A young man, Duane, enters a seedy Times Square motel carrying a large wicker basket. Inside the basket, as we soon discover, is his monstrously deformed Siamese twin brother, Belial. Belial looks like a twisted lump of fat and gristle, with two clawed arms and an eerily human-like face. He was, not so long ago, attached to his brother's side, until his father and some crooked surgeons decided to seperate the brothers against their will. Now the pair is in Manhattan, to do away with the doctors who performed the operation.
The very premise is as bizarre and sordid as one can imagine. And the movie doesn't disappoint. Everything is washed out with red and blue neon, every location is dirty and grungy, every character is twisted or crazed. The movie jerks the viewer's emotions around brutally, going from silly to grim to nightmarish to funny to horrifying to tragic. It may take the movie a little while to sink in. If you allow it to, it will leave you speechless.

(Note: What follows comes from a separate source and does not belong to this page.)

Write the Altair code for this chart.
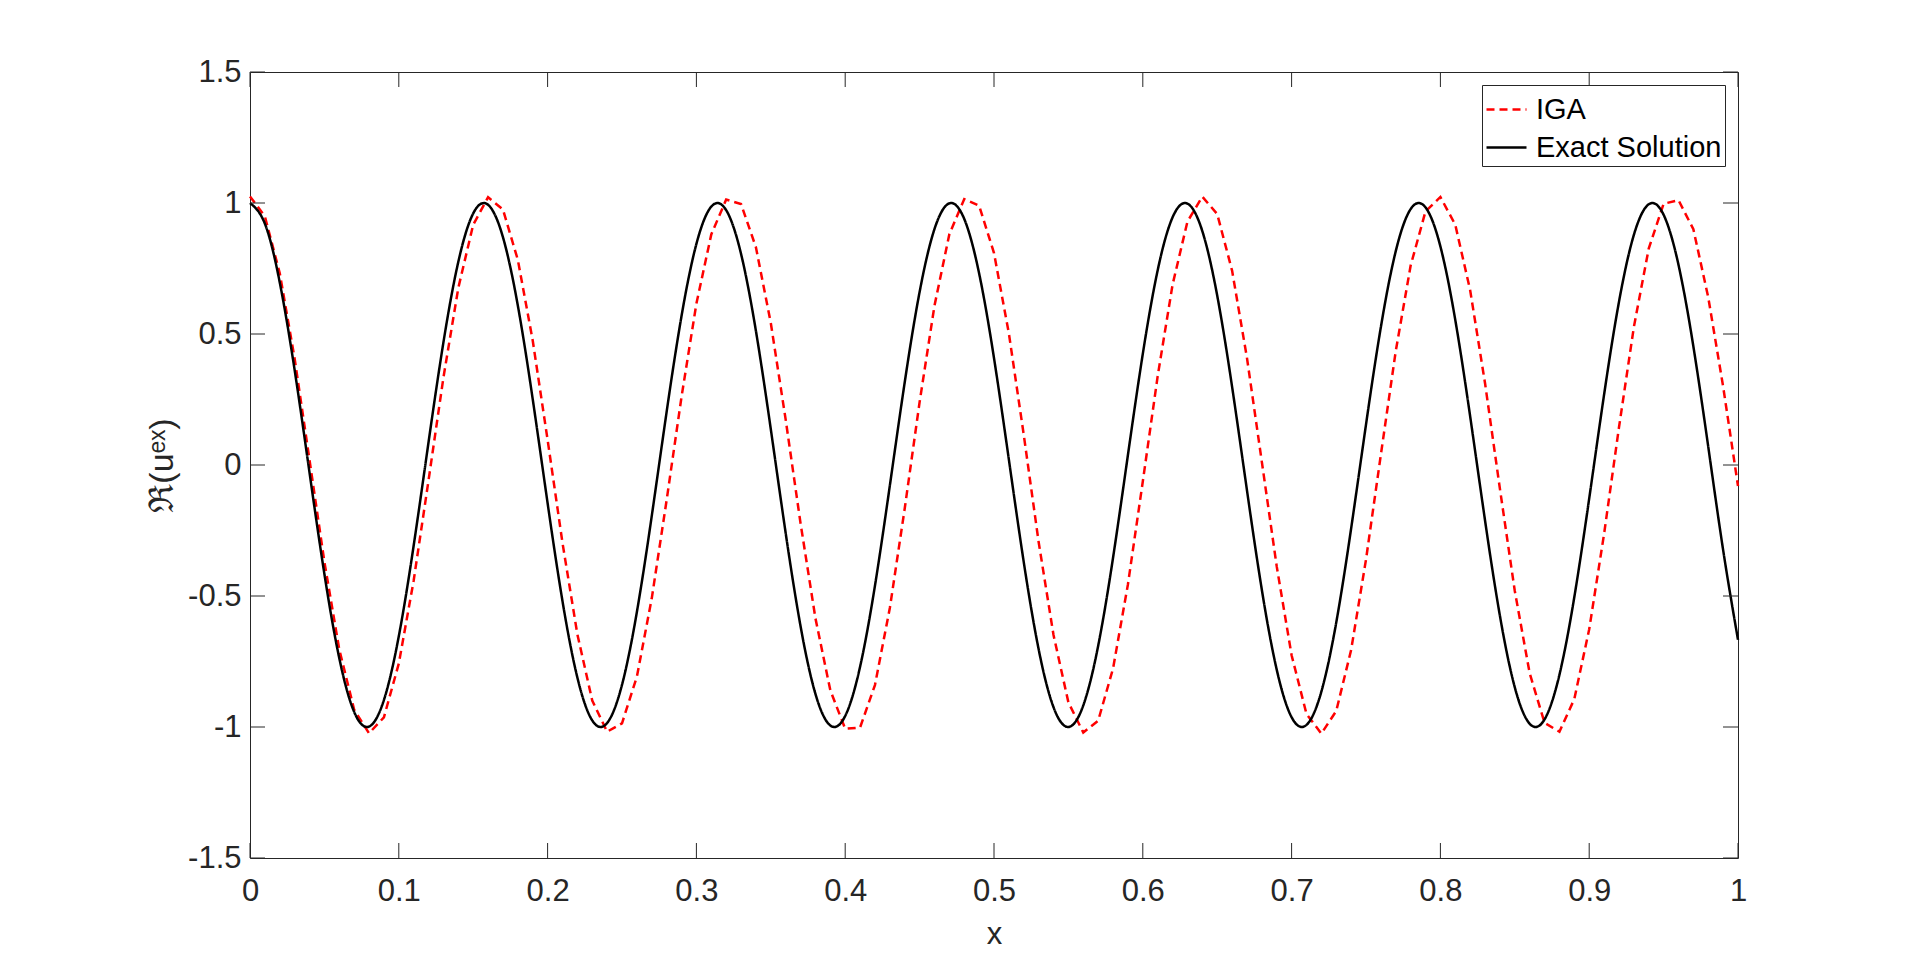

BASKET CASE is a classic of exploitation cinema. It's as gruesome as any splatter movie and sleazy as any grindhouse porno, but it's far better written and crafted than most of its type. It's a nightmare not unlike David Lynch's ERASERHEAD, but with a more EC-comics feel. If a mixture of sleaze, extreme gore, expressionism and poetic justice are your cup of tea, don't pass up BASKET CASE!